In a statement published on February 7th, 2020, S&P noted that the outlook is stable as Rwanda is expected to continue to achieve above-average real GDP growth and establish balance against risks of fiscal slippages and rising government debt.
S&P credit rating is used by sovereign wealth funds, pension funds, and other investors to gauge the creditworthiness of Rwanda thus having a big impact on the country’s borrowing costs. In the future, S&P predicts a raise in Rwanda’s rating if the economic growth materially outperforms.
In June 2018 however, S&P warned that debt held by state-owned enterprises (SOE) has rapidly increased over the past two years, and stood at about 6% of GDP and that it might lead to re-evaluate Rwanda’s ranking.
GDP growth in Rwanda is mostly driven by construction projects, constant improvement in the industry and service sectors as well as a trade which is backed up by a great performance from RwandAir, the carrier airline of Rwanda.

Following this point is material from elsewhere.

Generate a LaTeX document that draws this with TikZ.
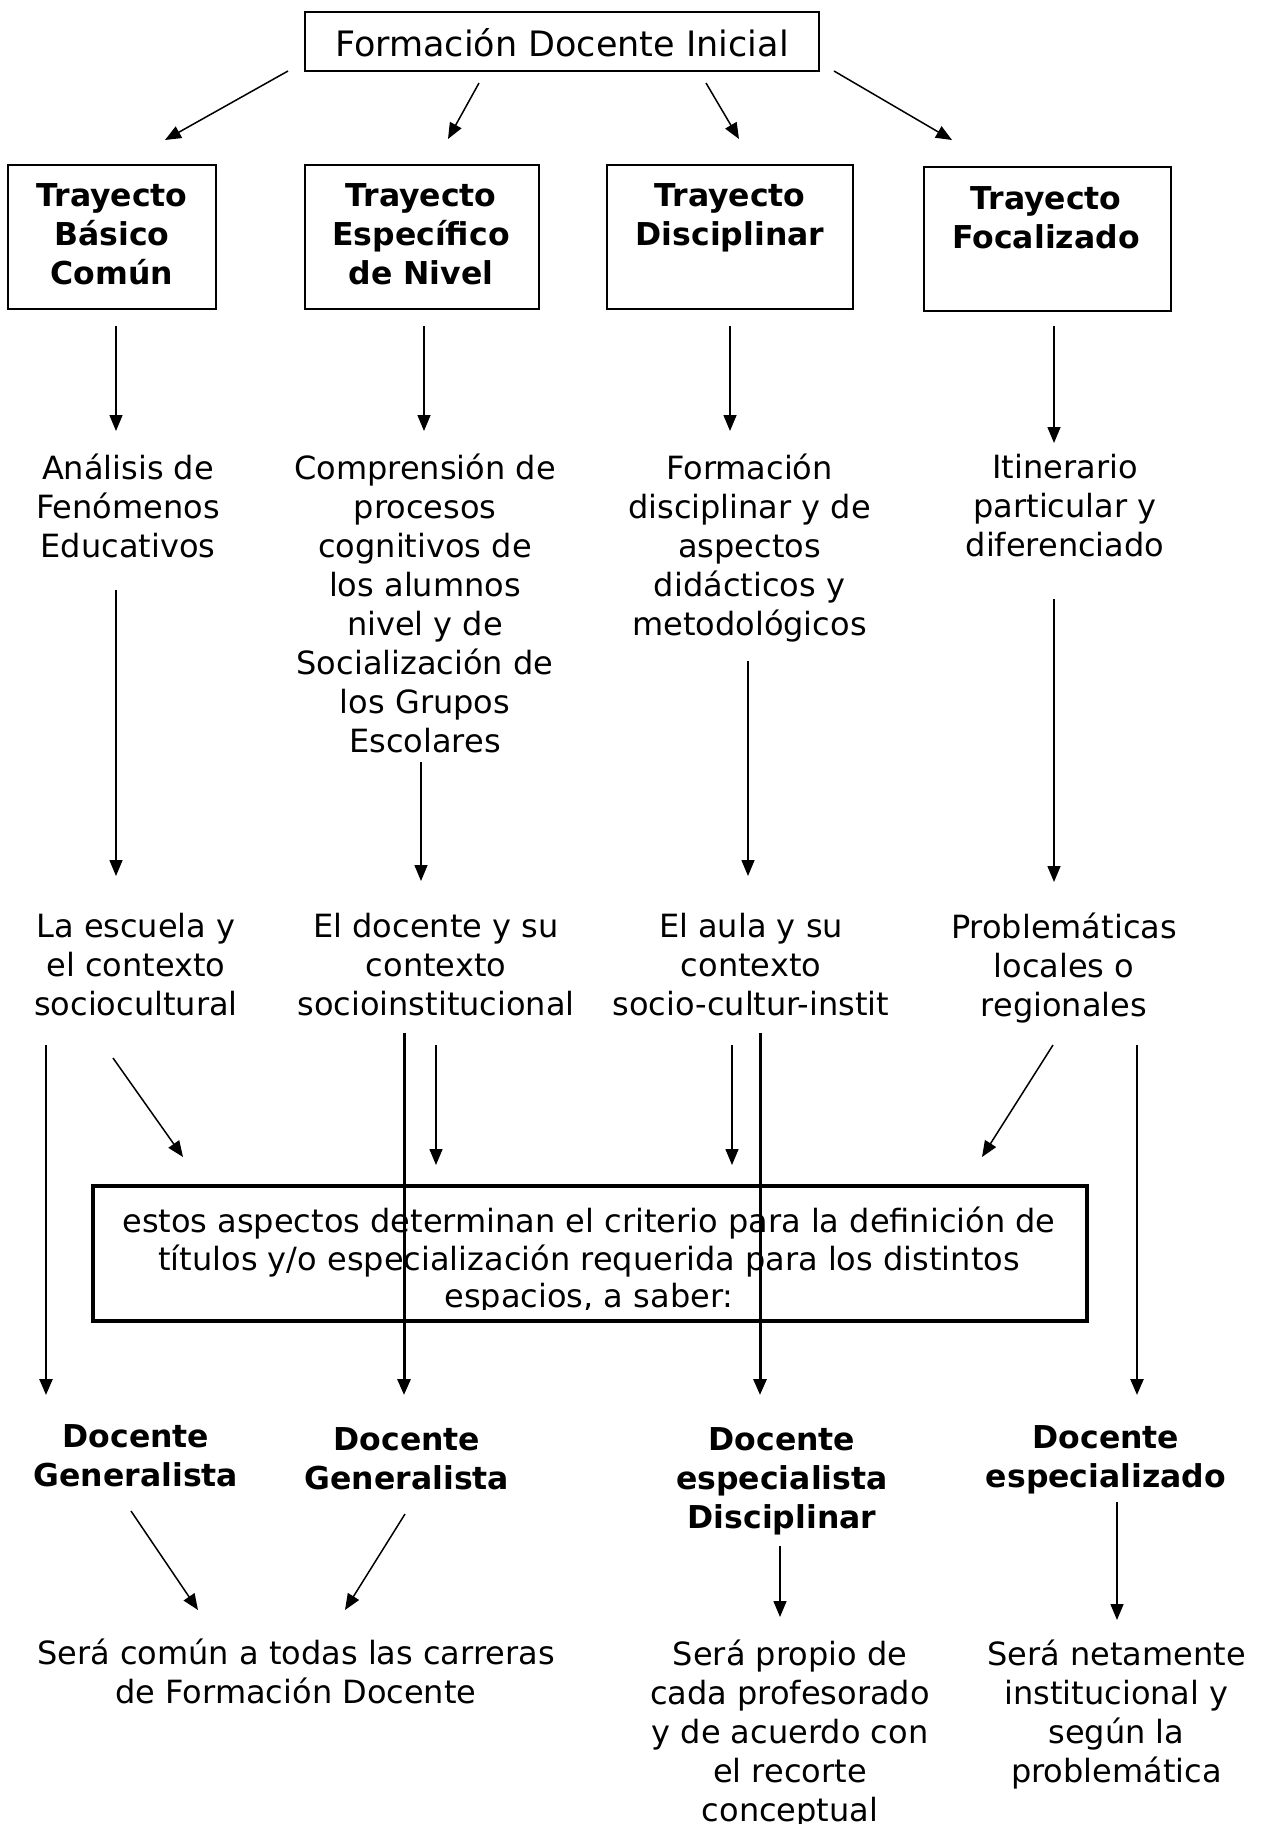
\documentclass[tikz,border=0pt]{standalone}
\usepackage{fontspec}
\setmainfont{DejaVu Sans}
\usetikzlibrary{arrows.meta}
\tikzset{
  tbox/.style={draw, line width=2pt, inner sep=0pt},
  txt/.style={align=center, inner sep=0pt, font=\fontsize{32}{39}\selectfont,
    execute at begin node=\strut, execute at end node=\strut},
  btxt/.style={align=center, inner sep=0pt, font=\fontsize{31.5}{39}\selectfont\bfseries,
    execute at begin node=\strut, execute at end node=\strut},
  arr/.style={line width=1.5pt, -{Triangle[length=16pt,width=13pt]}},
  longarr/.style={line width=2.5pt, -{Triangle[length=16pt,width=13pt]}},
  thickarr/.style={line width=3pt, -{Triangle[length=16pt,width=13pt]}},
}
\begin{document}
\begin{tikzpicture}[x=1pt,y=-1pt]
\useasboundingbox[fill=white] (0,0) rectangle (1265,1824);

% top box
\node[tbox, minimum width=514pt, minimum height=59pt] (top) at (562,41) {};
\node[inner sep=0pt, font=\fontsize{35}{42}\selectfont] (toptext) at (562,43) {Formación Docente Inicial};

% trayecto boxes
\node[tbox, minimum width=208pt, minimum height=144pt] (b1) at (112,237) {};
\node[tbox, minimum width=234pt, minimum height=144pt] (b2) at (422,237) {};
\node[tbox, minimum width=246pt, minimum height=144pt] (b3) at (730,237) {};
\node[tbox, minimum width=247pt, minimum height=144pt] (b4) at (1047.5,239) {};
\node[btxt] (t1) at (112,240) {Trayecto\\Básico\\Común};
\node[btxt] (t2) at (421,240) {Trayecto\\Específico\\de Nivel};
\node[btxt] (t3) at (730,220) {Trayecto\\Disciplinar};
\node[btxt] (t4) at (1046,223) {Trayecto\\Focalizado};

% level 2
\node[txt] (a1) at (128,511.5) {Análisis de\\Fenómenos\\Educativos};
\node[txt] (a2) at (425,609) {Comprensión de\\procesos\\cognitivos de\\los alumnos\\nivel y de\\Socialización de\\los Grupos\\Escolares};
\node[txt] (a3) at (749.5,550.5) {Formación\\disciplinar y de\\aspectos\\didácticos y\\metodológicos};
\node[txt] (a4) at (1065,511.5) {Itinerario\\particular y\\diferenciado};

% level 3
\node[txt] (c1) at (136,970.5) {La escuela y\\el contexto\\sociocultural};
\node[txt] (c2) at (436,970.5) {El docente y su\\contexto\\socioinstitucional};
\node[txt] (c3) at (751,970.5) {El aula y su\\contexto\\socio-cultur-instit};
\node[txt] (c4) at (1064,970.5) {Problemáticas\\locales o\\regionales};

% middle box
\node[draw, line width=3.5pt, fill=white, minimum width=994pt, minimum height=135pt] (mid) at (590,1253.5) {};
\begin{scope}
  \clip (93,1186) rectangle (1087,1309);
  \node[align=center, inner sep=0pt, font=\fontsize{32}{37.5}\selectfont,
    execute at begin node=\strut, execute at end node=\strut] (midtext) at (589,1263)
    {estos aspectos determinan el criterio para la definición de\\títulos y/o especialización requerida para los distintos\\espacios, a saber:};
\end{scope}

% level 4
\node[btxt] (d1) at (136,1461) {Docente\\Generalista};
\node[btxt] (d2) at (407,1464.5) {Docente\\Generalista};
\node[btxt] (d3) at (782,1484) {Docente\\especialista\\Disciplinar};
\node[btxt] (d4) at (1106,1462.5) {Docente\\especializado};

% level 5
\node[txt] (e1) at (296,1677.5) {Será común a todas las carreras\\de Formación Docente};
\node[txt] (e2) at (790,1736.5) {Será propio de\\cada profesorado\\y de acuerdo con\\el recorte\\conceptual};
\node[txt] (e3) at (1116.5,1717) {Será netamente\\institucional y\\según la\\problemática};

% connector end points
\coordinate (p1s) at (288,71);   \coordinate (p1e) at (165,140);
\coordinate (p2s) at (479,83);   \coordinate (p2e) at (448,139);
\coordinate (p3s) at (706,83);   \coordinate (p3e) at (739,139);
\coordinate (p4s) at (834,71);   \coordinate (p4e) at (952,140);

\coordinate (q1s) at (116,326);  \coordinate (q1e) at (116,431);
\coordinate (q2s) at (424,326);  \coordinate (q2e) at (424,431);
\coordinate (q3s) at (730,326);  \coordinate (q3e) at (730,431);
\coordinate (q4s) at (1054,326); \coordinate (q4e) at (1054,443);

\coordinate (r1s) at (116,590);  \coordinate (r1e) at (116,876);
\coordinate (r2s) at (421,762);  \coordinate (r2e) at (421,881);
\coordinate (r3s) at (748,661);  \coordinate (r3e) at (748,876);
\coordinate (r4s) at (1054,599); \coordinate (r4e) at (1054,882);

\coordinate (l1s) at (46,1045);   \coordinate (l1e) at (46,1395);
\coordinate (g1s) at (113,1058);  \coordinate (g1e) at (183,1157);
\coordinate (l2s) at (404,1033);  \coordinate (l2e) at (404,1395);
\coordinate (h2s) at (436,1045);  \coordinate (h2e) at (436,1165);
\coordinate (h3s) at (732,1045);  \coordinate (h3e) at (732,1165);
\coordinate (l3s) at (760,1033);  \coordinate (l3e) at (760,1395);
\coordinate (g4s) at (1053,1045); \coordinate (g4e) at (982,1157);
\coordinate (l4s) at (1137,1045); \coordinate (l4e) at (1137,1395);

\coordinate (s1s) at (131,1511); \coordinate (s1e) at (198,1610);
\coordinate (s2s) at (405,1514); \coordinate (s2e) at (345,1610);
\coordinate (s3s) at (780,1546); \coordinate (s3e) at (780,1617);
\coordinate (s4s) at (1117,1502); \coordinate (s4e) at (1117,1620);

% connectors
\draw[arr] (p1s) -- (p1e);
\draw[arr] (p2s) -- (p2e);
\draw[arr] (p3s) -- (p3e);
\draw[arr] (p4s) -- (p4e);

\draw[arr] (q1s) -- (q1e);
\draw[arr] (q2s) -- (q2e);
\draw[arr] (q3s) -- (q3e);
\draw[arr] (q4s) -- (q4e);

\draw[arr] (r1s) -- (r1e);
\draw[arr] (r2s) -- (r2e);
\draw[arr] (r3s) -- (r3e);
\draw[arr] (r4s) -- (r4e);

\draw[longarr] (l1s) -- (l1e);
\draw[arr] (g1s) -- (g1e);
\draw[thickarr] (l2s) -- (l2e);
\draw[arr] (h2s) -- (h2e);
\draw[arr] (h3s) -- (h3e);
\draw[thickarr] (l3s) -- (l3e);
\draw[arr] (g4s) -- (g4e);
\draw[longarr] (l4s) -- (l4e);

\draw[arr] (s1s) -- (s1e);
\draw[arr] (s2s) -- (s2e);
\draw[arr] (s3s) -- (s3e);
\draw[arr] (s4s) -- (s4e);
\end{tikzpicture}
\end{document}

S&P predicts an increase in GDP by 7.7% every year from 2020 to 2023 due to the improvement in infrastructures, energy projects, stadiums, schools, health centers, and residential homes. In addition, an improvement in agriculture and industries is expected brought about by investment. The mining industry will also contribute to stimulating economic growth.
The positive outlook reflects S&P view that the upcoming pipeline of investment projects, along with higher exports and consumption, will drive strong medium-term growth prospects.
Analysts say B+ is a good economic indicator for Rwanda and that it will allow investors to assess the overall performance of the market in Rwanda.